A prolonged cold snap in southern England has raised hopes that the amateur speed skating championship of Great Britain could be held this year on the fens near the southern English city of Cambridge.
The King Edward Cup is part of a tradition that stretches back to the 17th century, but was last contested in 1997 because it has to be held outdoors in the country’s eastern counties where the milder weather has made it increasingly rarer.
The marshy lands drained for agriculture in the 17th century near Cambridge called the fens are the traditional proving grounds for British speed skaters and have frozen over enough in the last week to hold some preliminary racing.
“We’ve been praying every night, holding seances, whatever it takes,” fenland farmer and chairman of the fenland speed skating race committee Malcolm Robinson told Reuters.

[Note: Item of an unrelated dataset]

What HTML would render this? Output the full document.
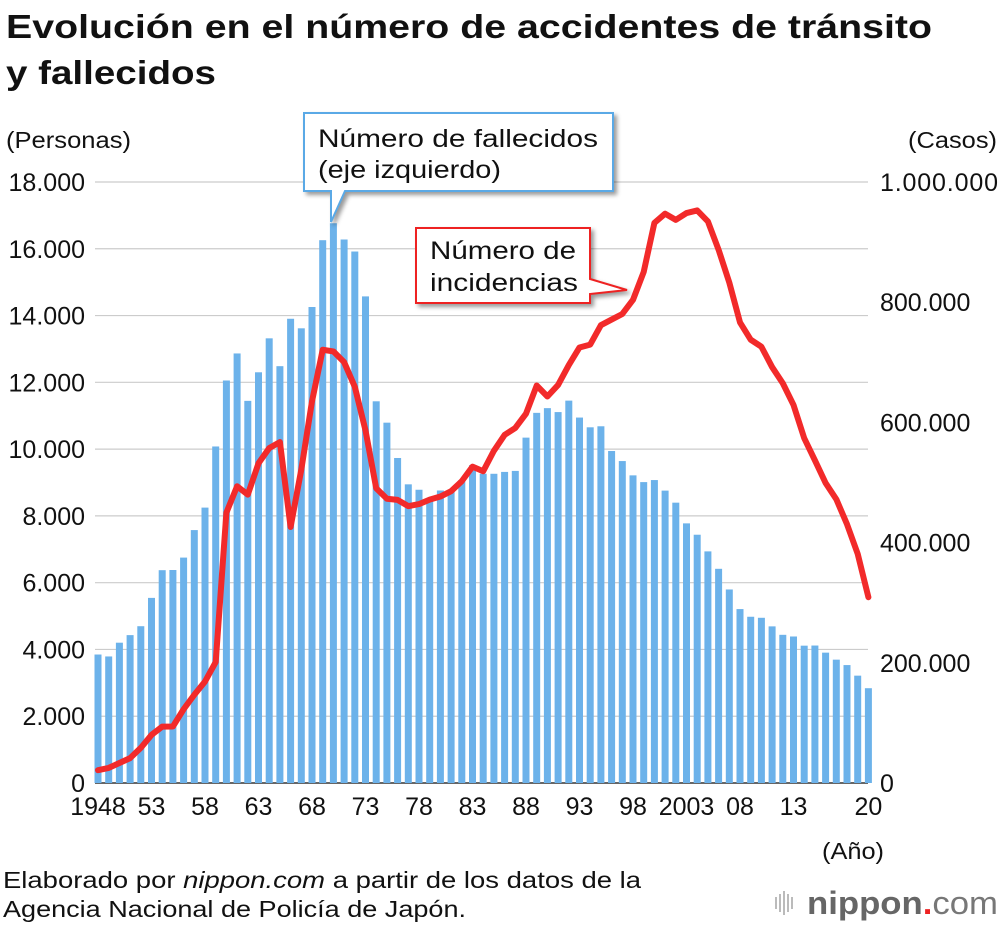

He and his fellow committee members -- surrounded by dozens of skaters, sledgers, ice hockey players and a host of onlookers -- were out on the ice in Bury Fen to check whether it could be fit to hold the championship in the next few days.
The committee is charged with ensuring the safety of the ice for racing and giving three days’ notice of their intentions to hold the championship.
Speed skating enthusiast David Smith from the nearby village of Sutton, who won Saturday’s sprint race for locals within a 40 mile radius said Bury Fen was the traditional and spiritual home of British speed skating.
“Football (soccer) players consider Wembley their mecca, Rugby players have Twickenham and for speed skaters it’s Bury Fen,” he told Reuters, standing on his skates just off a track marked out on the ice with cuts of wood.
Speed skating was brought to the fens by Dutch engineers in the 17th century who were employed to turn a swampy inhospitable wilderness -- one which had frustrated the Romans and sheltered the Saxon rebels against the Normans -- into rich farmland.
Once the bug bit, the fenland folk began to establish first local and then national outdoor speed skating races.
“We’ve got enough cups to hold races for the next three weeks,” Robinson said.
By the latter half of the Victorian era British speed skating had come to be dominated by famous fenland skating names such as William “Turkey” Smart and his great rival William “Gutta Percha” See.
The National Ice Skating Association was originally formed in Cambridge in 1879 and in 1905 King Edward VII presented a cup for the amateur speed skating championship of Great Britain to Albert Tebbitt and declared that it was always to take place outdoors in the eastern counties.
Robinson and his committee hope to be in luck this coming weekend if the freezing temperatures continue, but for now the locals are enjoying a rare crack at the kind of winter pastimes their great-grandparents took for granted.
In the old days, skaters often wore “Fenland Runners” made out of sharpened metal blades affixed to wooden blocks that were screwed to the bottom of your boots.
This past weekend skaters in top of the line speed skates and kitted out in lycra glided gracefully matched in speed and elegant skating style by farmers in boiler suits wearing vintage leather skates and woolen hats.
Ice hockey players stormed up and down a makeshift rink and some people appeared to being playing bandy, an ancient version of ice hockey played with a ball and a stick which was also developed on the fens.
Andre Chadwick, brought her two children and her 82-year-old mother out to Bury Fen on the weekend for the kind of outings she hasn’t enjoyed since she was a youngster.
“I haven’t been on the ice like this in 20 years, it’s just amazing,” Chadwick said.
Although her mother was too elderly to strap on a pair of skates, Chadwick said that seeing the children shoot across the frozen fens brought back a flood of memories from winters past.
“Her parents met while ice skating and they were really good ice dancers,” she said.
“They used to dance in the middle while the children learned to skate pushing a wooden chair around the edges.”